On December 22, 2017, the Tax Act was enacted. This legislation made significant changes to the federal income tax laws, including a reduction in the corporate tax rate to 21% effective January 1, 2018. As a result of this rate reduction, the Company recognized a $1.14 billion reduction in its net deferred income tax liabilities as of December 31, 2017.

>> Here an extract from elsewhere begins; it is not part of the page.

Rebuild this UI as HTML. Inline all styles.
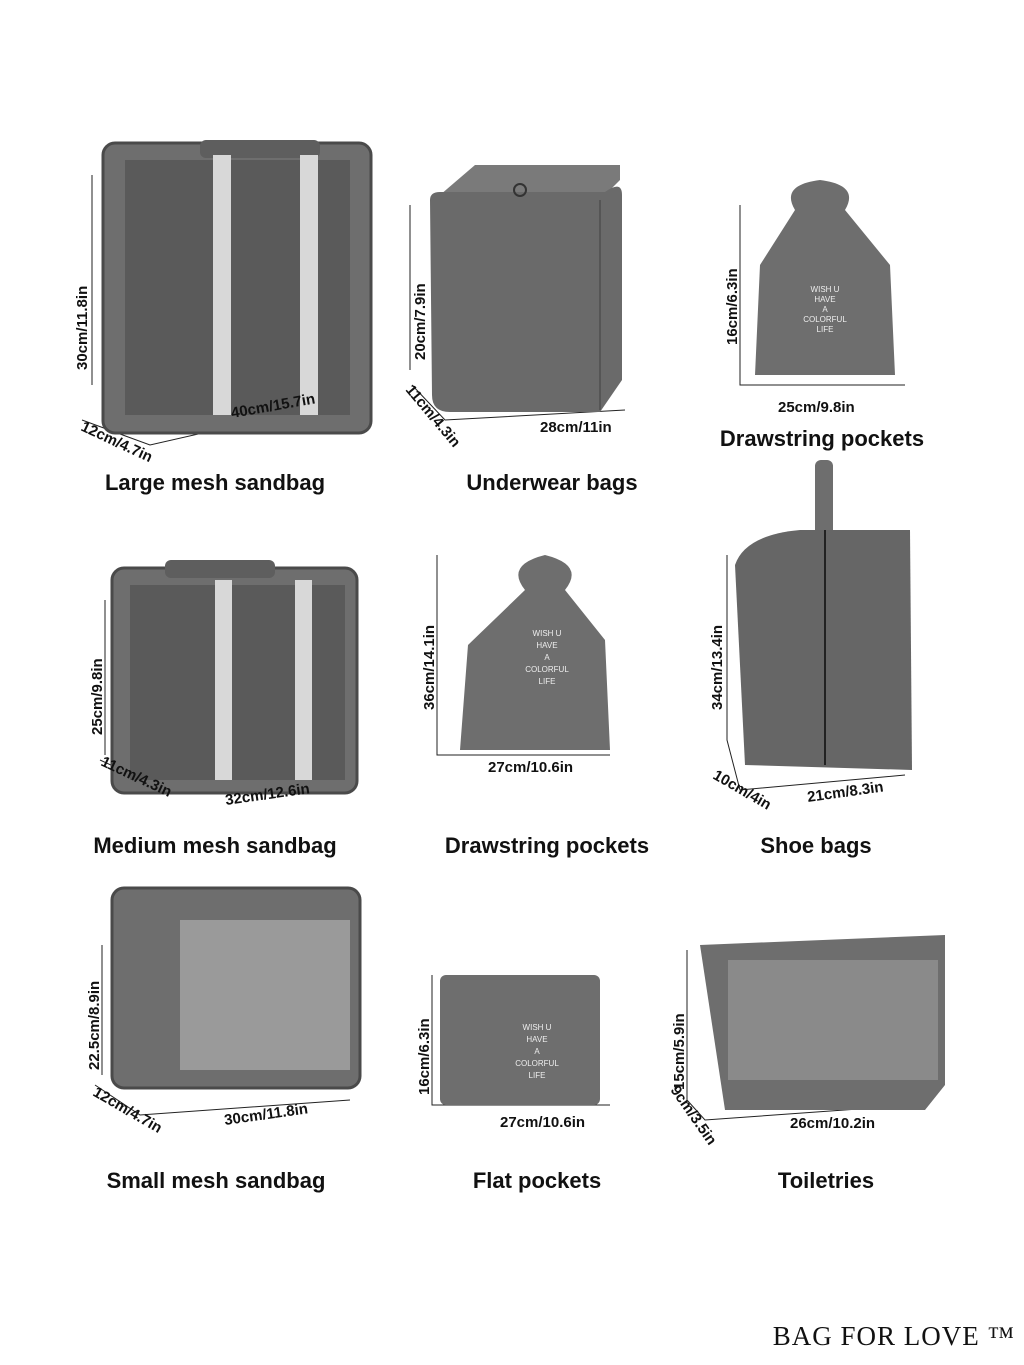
<!DOCTYPE html>
<html><head><meta charset="utf-8"><style>
html,body{margin:0;padding:0;background:#fff;}
svg{display:block;}
.lbl{font-family:"Liberation Sans",sans-serif;font-size:22px;font-weight:bold;fill:#111;text-anchor:middle;}
.dim{font-family:"Liberation Sans",sans-serif;font-size:15px;font-weight:bold;fill:#111;}
.w{font-family:"Liberation Sans",sans-serif;font-size:8px;fill:#eee;text-anchor:middle;}
</style></head><body>
<svg width="1024" height="1365" viewBox="0 0 1024 1365" xmlns="http://www.w3.org/2000/svg">
<rect width="1024" height="1365" fill="#fff"/>
<g stroke="#222" stroke-width="1" fill="none">
<path d="M92 175 V385 M82 420 L150 445 L370 395"/>
<path d="M410 205 V370 M412 385 L445 420 L625 410"/>
<path d="M740 205 V385 L905 385"/>
<path d="M105 600 V755 M100 760 L165 790 L355 770"/>
<path d="M437 555 V755 L610 755"/>
<path d="M727 555 V740 L740 790 L905 775"/>
<path d="M102 945 V1075 M95 1085 L140 1115 L350 1100"/>
<path d="M432 975 V1105 L610 1105"/>
<path d="M687 950 V1100 L705 1120 L915 1105"/>
</g>
<!-- Large mesh -->
<rect x="103" y="143" width="268" height="290" rx="12" fill="#6e6e6e" stroke="#4a4a4a" stroke-width="3"/>
<rect x="200" y="140" width="120" height="18" rx="6" fill="#5e5e5e"/>
<rect x="125" y="160" width="225" height="255" fill="#5a5a5a"/>
<rect x="213" y="155" width="18" height="260" fill="#d8d8d8"/>
<rect x="300" y="155" width="18" height="260" fill="#d8d8d8"/>
<!-- Underwear -->
<path d="M440 195 L475 165 L620 165 L620 180 L600 200 Z" fill="#7a7a7a"/>
<path d="M430 200 Q430 192 440 192 L605 192 Q622 180 622 195 L622 380 L600 412 L450 412 Q432 412 432 395 Z" fill="#6a6a6a"/>
<path d="M600 200 L600 410" stroke="#555" stroke-width="2"/>
<circle cx="520" cy="190" r="6" fill="none" stroke="#333" stroke-width="2"/>
<!-- Drawstring 1 -->
<path d="M795 210 Q780 185 820 180 Q860 185 845 210 L890 265 L895 375 L755 375 L760 265 Z" fill="#6e6e6e"/>
<text class="w" x="825" y="292">WISH U</text><text class="w" x="825" y="302">HAVE</text><text class="w" x="825" y="312">A</text><text class="w" x="825" y="322">COLORFUL</text><text class="w" x="825" y="332">LIFE</text>
<!-- Medium mesh -->
<rect x="112" y="568" width="245" height="225" rx="12" fill="#6e6e6e" stroke="#4a4a4a" stroke-width="3"/>
<rect x="165" y="560" width="110" height="18" rx="6" fill="#5e5e5e"/>
<rect x="130" y="585" width="215" height="195" fill="#5a5a5a"/>
<rect x="215" y="580" width="17" height="200" fill="#d8d8d8"/>
<rect x="295" y="580" width="17" height="200" fill="#d8d8d8"/>
<!-- Drawstring 2 -->
<path d="M525 590 Q505 565 545 555 Q585 565 565 590 L605 640 L610 750 L460 750 L468 645 Z" fill="#6e6e6e"/>
<text class="w" x="547" y="636">WISH U</text><text class="w" x="547" y="648">HAVE</text><text class="w" x="547" y="660">A</text><text class="w" x="547" y="672">COLORFUL</text><text class="w" x="547" y="684">LIFE</text>
<!-- Shoe bag -->
<rect x="815" y="460" width="18" height="80" rx="6" fill="#6e6e6e"/>
<path d="M735 565 Q745 535 800 530 L910 530 L912 770 L745 765 Z" fill="#666"/>
<path d="M825 530 V765" stroke="#222" stroke-width="2"/>
<!-- Small mesh -->
<rect x="112" y="888" width="248" height="200" rx="12" fill="#6e6e6e" stroke="#4a4a4a" stroke-width="3"/>
<rect x="180" y="920" width="170" height="150" fill="#9a9a9a"/>
<!-- Flat -->
<rect x="440" y="975" width="160" height="130" rx="6" fill="#6e6e6e"/>
<text class="w" x="537" y="1030">WISH U</text><text class="w" x="537" y="1042">HAVE</text><text class="w" x="537" y="1054">A</text><text class="w" x="537" y="1066">COLORFUL</text><text class="w" x="537" y="1078">LIFE</text>
<!-- Toiletries -->
<path d="M700 945 L945 935 L945 1085 L925 1110 L725 1110 Z" fill="#6e6e6e"/>
<rect x="728" y="960" width="210" height="120" fill="#8a8a8a"/>
<!-- dimension texts -->
<text class="dim" transform="translate(87 370) rotate(-90)">30cm/11.8in</text>
<text class="dim" transform="translate(80 430) rotate(25)">12cm/4.7in</text>
<text class="dim" transform="translate(232 418) rotate(-10)">40cm/15.7in</text>
<text class="dim" transform="translate(425 360) rotate(-90)">20cm/7.9in</text>
<text class="dim" transform="translate(405 390) rotate(50)">11cm/4.3in</text>
<text class="dim" x="540" y="432">28cm/11in</text>
<text class="dim" transform="translate(737 345) rotate(-90)">16cm/6.3in</text>
<text class="dim" x="778" y="412">25cm/9.8in</text>
<text class="dim" transform="translate(102 735) rotate(-90)">25cm/9.8in</text>
<text class="dim" transform="translate(100 765) rotate(25)">11cm/4.3in</text>
<text class="dim" transform="translate(226 805) rotate(-8)">32cm/12.6in</text>
<text class="dim" transform="translate(434 710) rotate(-90)">36cm/14.1in</text>
<text class="dim" x="488" y="772">27cm/10.6in</text>
<text class="dim" transform="translate(722 710) rotate(-90)">34cm/13.4in</text>
<text class="dim" transform="translate(712 778) rotate(30)">10cm/4in</text>
<text class="dim" transform="translate(808 802) rotate(-8)">21cm/8.3in</text>
<text class="dim" transform="translate(99 1070) rotate(-90)">22.5cm/8.9in</text>
<text class="dim" transform="translate(92 1095) rotate(30)">12cm/4.7in</text>
<text class="dim" transform="translate(225 1125) rotate(-8)">30cm/11.8in</text>
<text class="dim" transform="translate(429 1095) rotate(-90)">16cm/6.3in</text>
<text class="dim" x="500" y="1127">27cm/10.6in</text>
<text class="dim" transform="translate(684 1090) rotate(-90)">15cm/5.9in</text>
<text class="dim" transform="translate(670 1090) rotate(55)">9cm/3.5in</text>
<text class="dim" x="790" y="1128">26cm/10.2in</text>
<!-- labels -->
<text class="lbl" x="215" y="490">Large mesh sandbag</text>
<text class="lbl" x="552" y="490">Underwear bags</text>
<text class="lbl" x="822" y="446">Drawstring pockets</text>
<text class="lbl" x="215" y="853">Medium mesh sandbag</text>
<text class="lbl" x="547" y="853">Drawstring pockets</text>
<text class="lbl" x="816" y="853">Shoe bags</text>
<text class="lbl" x="216" y="1188">Small mesh sandbag</text>
<text class="lbl" x="537" y="1188">Flat pockets</text>
<text class="lbl" x="826" y="1188">Toiletries</text>
<text x="1015" y="1345" text-anchor="end" font-family="Liberation Serif,serif" font-size="27" fill="#111" letter-spacing="1">BAG FOR LOVE ™</text>
</svg>
</body></html>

In accordance with accounting for regulated companies, the effect of this rate reduction is substantially offset by a net regulatory liability. As of December 31, 2017, to reflect the $1.14 billion reduction in its net deferred income tax liabilities caused by the rate reduction, APS has recorded a net regulatory liability of $1.52 billion and a new $377 million net deferred tax asset. The Company will amortize the net regulatory liability in accordance with applicable federal income tax laws, which require the amortization of a majority of the balance over the remaining regulatory life of the related property. As a result of the modifications made to the annual transmission formula rate during the second quarter, the Company has recorded amortization of FERC jurisdictional net excess deferred tax liabilities, retroactive to January 1, 2018. The Company continues to work with the ACC on a plan to amortize the remaining net excess deferred tax liabilities subject to its jurisdiction. See Note 4 for more details.

Several sections of the Tax Act contain technical ambiguities. Management has recognized tax positions which it believes are more likely than not to be sustained upon examination based upon its interpretation of this legislation.

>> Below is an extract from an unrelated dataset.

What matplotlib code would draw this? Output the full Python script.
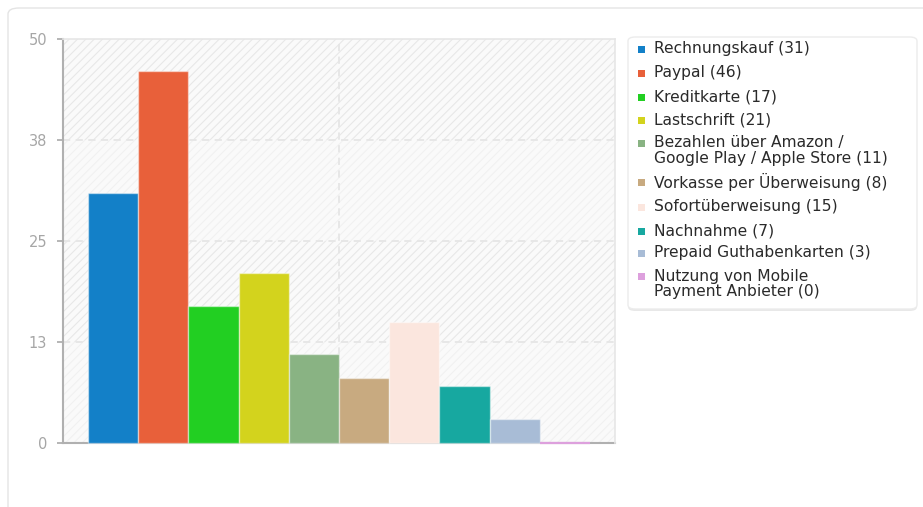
import matplotlib
matplotlib.use("Agg")
import matplotlib.pyplot as plt
from matplotlib.patches import FancyBboxPatch, Rectangle
import numpy as np

categories = ["Rechnungskauf", "Paypal", "Kreditkarte", "Lastschrift",
              "Bezahlen über Amazon /\nGoogle Play / Apple Store",
              "Vorkasse per Überweisung", "Sofortüberweisung", "Nachnahme",
              "Prepaid Guthabenkarten", "Nutzung von Mobile\nPayment Anbieter"]
values = [31, 46, 17, 21, 11, 8, 15, 7, 3, 0]
colors = ["#1380C8", "#E8603A", "#22CF22", "#D3D31D", "#89B383",
          "#C8AA80", "#FBE6DE", "#17A8A0", "#A8BCD6", "#DDA0DD"]
ytick_vals = [0, 12.5, 25, 37.5, 50]
ytick_labels = ["0", "13", "25", "38", "50"]

plt.rcParams['font.family'] = ['DejaVu Sans']
plt.rcParams['hatch.linewidth'] = 0.8

W, H = 923, 507
fig = plt.figure(figsize=(W / 100, H / 100), dpi=100)

# outer card
card = FancyBboxPatch((8 / W, -20 / H), (940 - 8) / W, (H - 8 + 20) / H,
                      boxstyle="round,pad=0,rounding_size=0.012",
                      transform=fig.transFigure, facecolor="white",
                      edgecolor="#e4e4e4", linewidth=1.0, zorder=-5)
fig.patches.append(card)

ax = fig.add_axes([63 / W, (H - 443) / H, 552 / W, 404 / H])
ax.set_zorder(2)
ax.set_facecolor("#fafafa")
ax.set_xlim(-1, 10)
ax.set_ylim(0, 50)

# banded hatch background
for i, (lo, hi) in enumerate(zip(ytick_vals[:-1], ytick_vals[1:])):
    hc = "#f1f1f1" if i % 2 == 0 else "#e8e8e8"
    ax.axhspan(lo, hi, facecolor="#fafafa", edgecolor=hc, hatch="////",
               linewidth=0, zorder=0)

# grid
for y in ytick_vals[1:-1]:
    ax.axhline(y, color="#e6e6e6", linewidth=1.3, linestyle=(0, (4, 3)), zorder=1)
ax.axvline(4.5, color="#e6e6e6", linewidth=1.3, linestyle=(0, (4, 3)), zorder=1)

x = np.arange(len(values))
for xi, v, c in zip(x, values, colors):
    ax.bar(xi, v, width=1.0, color=c, edgecolor=(1, 1, 1, 0.45) if v > 0 else c,
           linewidth=1.0 if v > 0 else 1.6, zorder=3, clip_on=False)

ax.set_yticks(ytick_vals)
ax.set_yticklabels(ytick_labels)
ax.set_xticks([])
ax.tick_params(axis='y', length=4.5, width=1.3, color="#b0b0b0",
               labelcolor="#a6a6a6", labelsize=10.5, pad=7)
for s in ["left", "bottom"]:
    ax.spines[s].set_color("#b0b0b0")
    ax.spines[s].set_linewidth(1.5)
    ax.spines[s].set_zorder(2)
for s in ["top", "right"]:
    ax.spines[s].set_color("#e6e6e6")
    ax.spines[s].set_linewidth(1.2)

# legend box (manual)
lx0, ly0, lx1, ly1 = 628, 37, 917, 309
shadow = FancyBboxPatch((lx0 / W, (H - ly1 - 2) / H), (lx1 - lx0) / W, (ly1 - ly0) / H,
                        boxstyle="round,pad=0,rounding_size=0.008",
                        transform=fig.transFigure, facecolor="#e8e8e8",
                        edgecolor="none", zorder=1)
fig.patches.append(shadow)
lbox = FancyBboxPatch((lx0 / W, (H - ly1) / H), (lx1 - lx0) / W, (ly1 - ly0) / H,
                      boxstyle="round,pad=0,rounding_size=0.008",
                      transform=fig.transFigure, facecolor="white",
                      edgecolor="#ececec", linewidth=1.0, zorder=2)
fig.patches.append(lbox)

label_y = [49, 73, 97, 120, 143, 182, 207, 231, 253, 276]
line_gap = 15.5
for cat, v, c, yy in zip(categories, values, colors, label_y):
    fig.patches.append(Rectangle((638 / W, (H - yy - 3.5) / H), 7 / W, 7 / H,
                                 transform=fig.transFigure, facecolor=c,
                                 edgecolor="none", zorder=3))
    lines = f"{cat} ({v})".split("\n")
    for k, ln in enumerate(lines):
        fig.text(654 / W, (H - yy - k * line_gap) / H, ln, fontsize=11.2,
                 color="#2a2a2a", va="center", ha="left", zorder=4)

fig.savefig("out.png", dpi=100)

In August 2018, Treasury proposed regulations that would clarify bonus depreciation rules under the Tax Act for property placed in service after September 27, 2017.  During the third quarter the Company recorded deferred tax liabilities of approximately $11 million and an increase in its net regulatory liability for excess deferred taxes of approximately $9 million, primarily related to bonus depreciation benefits claimed on the Company’s 2017 tax return as a result of this clarifying guidance.

Additional clarifying guidance may be issued through additional legislation, Treasury regulations, or other technical guidance, which may impact the income tax effects of the Tax Act as recorded by the Company. As of September 30, 2018, the Company does not have a reasonable estimate of what the income tax effects of additional clarifying guidance may be.
    
For the quarter ending March 31, 2018, the Company early adopted  ASU 2018-02, Income Statement-Reporting Comprehensive Income: Reclassification of Certain Tax Effects from Accumulated Other Comprehensive Income and elected to reclassify the income tax effects of the Tax Act on items within accumulated other comprehensive income to retained earnings. See Note 13 for additional information.

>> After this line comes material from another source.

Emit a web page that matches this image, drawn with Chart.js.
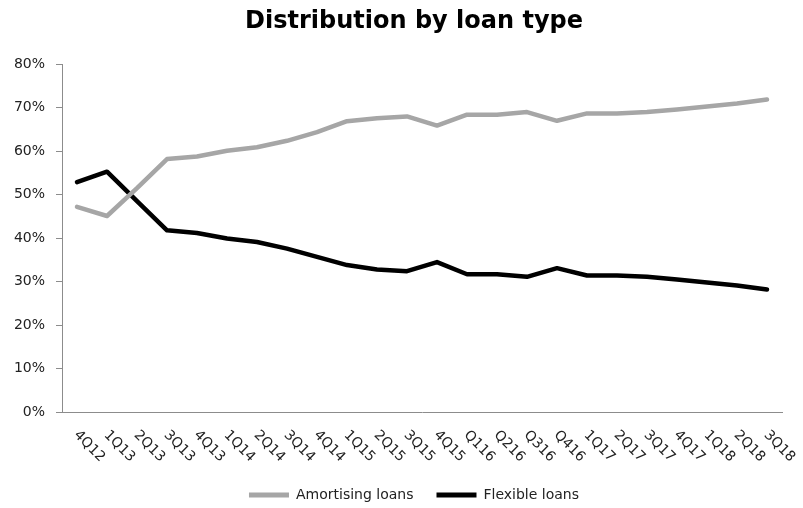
<!DOCTYPE html>
<html>
<head>
<meta charset="utf-8">
<script src="https://cdn.jsdelivr.net/npm/chart.js@4/dist/chart.umd.min.js"></script>
<style>
  html, body { margin: 0; padding: 0; background: #fff; }
  #wrap { width: 803px; height: 508px; position: relative; }
</style>
</head>
<body>
<div id="wrap"><canvas id="loanChart"></canvas></div>
<script>
// Quarterly share of loans by type (%)
const quarters = ['4Q12', '1Q13', '2Q13', '3Q13', '4Q13', '1Q14', '2Q14', '3Q14', '4Q14',
  '1Q15', '2Q15', '3Q15', '4Q15', 'Q116', 'Q216', 'Q316', 'Q416',
  '1Q17', '2Q17', '3Q17', '4Q17', '1Q18', '2Q18', '3Q18'];
const amortising = [47.2, 45.1, 51.5, 58.2, 58.8, 60.1, 60.9, 62.4, 64.4,
  66.9, 67.6, 68.0, 65.9, 68.4, 68.4, 69.0, 67.0,
  68.7, 68.7, 69.0, 69.6, 70.3, 71.0, 71.9];
const flexible = [52.9, 55.3, 48.5, 41.8, 41.2, 39.9, 39.1, 37.6, 35.7,
  33.8, 32.8, 32.4, 34.5, 31.7, 31.7, 31.1, 33.1,
  31.4, 31.4, 31.1, 30.5, 29.8, 29.1, 28.2];
const percentTicks = [0, 10, 20, 30, 40, 50, 60, 70, 80];

const FONT = '"DejaVu Sans", sans-serif';
const AXIS_GREY = '#8c8c8c';

// Axis labels drawn by hand: y labels sit left of the narrow y box,
// x labels slant down to the right from each category
const axisLabels = {
  id: 'axisLabels',
  afterDraw(chart) {
    const { x: xs, y: ys } = chart.scales;
    const ctx = chart.ctx;
    ctx.save();
    ctx.font = '14px ' + FONT;
    ctx.fillStyle = '#222';

    ctx.textAlign = 'right';
    ctx.textBaseline = 'middle';
    percentTicks.forEach(v => {
      ctx.fillText(v + '%', ys.right - 17, ys.getPixelForValue(v));
    });

    ctx.textAlign = 'left';
    quarters.forEach((q, i) => {
      ctx.save();
      ctx.translate(xs.getPixelForTick(i) - 1, xs.top + 21);
      ctx.rotate(Math.PI / 4);
      ctx.fillText(q, 0, 0);
      ctx.restore();
    });
    ctx.restore();
  }
};

new Chart(document.getElementById('loanChart'), {
  type: 'line',
  data: {
    labels: quarters,
    datasets: [{
      label: 'Amortising loans',
      data: amortising,
      borderColor: '#a6a6a6',
      backgroundColor: '#a6a6a6',
      borderWidth: 4.5
    }, {
      label: 'Flexible loans',
      data: flexible,
      borderColor: '#000000',
      backgroundColor: '#000000',
      borderWidth: 4.5
    }]
  },
  options: {
    responsive: true,
    maintainAspectRatio: false,
    animation: false,
    elements: {
      point: { radius: 0, hoverRadius: 0 },
      line: { tension: 0, borderCapStyle: 'round', borderJoinStyle: 'round' }
    },
    layout: { padding: { left: 46, right: 21, top: 0, bottom: -4 } },
    scales: {
      x: {
        offset: true,
        grid: { display: false },
        border: { display: true, color: AXIS_GREY, width: 1 },
        ticks: { display: false },
        afterFit: (scale) => { scale.height = 53; }
      },
      y: {
        min: 0,
        max: 80,
        grid: { display: true, drawOnChartArea: false, drawTicks: true, tickLength: 6, color: AXIS_GREY },
        border: { display: true, color: AXIS_GREY, width: 1 },
        ticks: { stepSize: 10, display: false },
        afterFit: (scale) => { scale.width = 16; }
      }
    },
    plugins: {
      title: {
        display: true,
        text: 'Distribution by loan type',
        color: '#000',
        font: { family: FONT, size: 24, weight: 'bold' },
        padding: { top: 7, bottom: 28.5 }
      },
      legend: {
        position: 'bottom',
        labels: {
          boxWidth: 40,
          boxHeight: 5,
          padding: 23,
          color: '#222',
          font: { family: FONT, size: 14 },
          generateLabels: (chart) =>
            Chart.defaults.plugins.legend.labels.generateLabels(chart).map(l => ({ ...l, lineWidth: 0 }))
        }
      },
      tooltip: { enabled: false }
    }
  },
  plugins: [axisLabels]
});
</script>
</body>
</html>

Net income associated with the Palo Verde sale leaseback VIEs is not subject to tax (see Note 6).  As a result, there is no income tax expense associated with the VIEs recorded on the Pinnacle West Condensed Consolidated and APS Condensed Consolidated Statements of Income.

As of the balance sheet date, the tax year ended December 31, 2015 and all subsequent tax years remain subject to examination by the IRS.  With a few exceptions, we are no longer subject to state income tax examinations by tax authorities for years before 2013.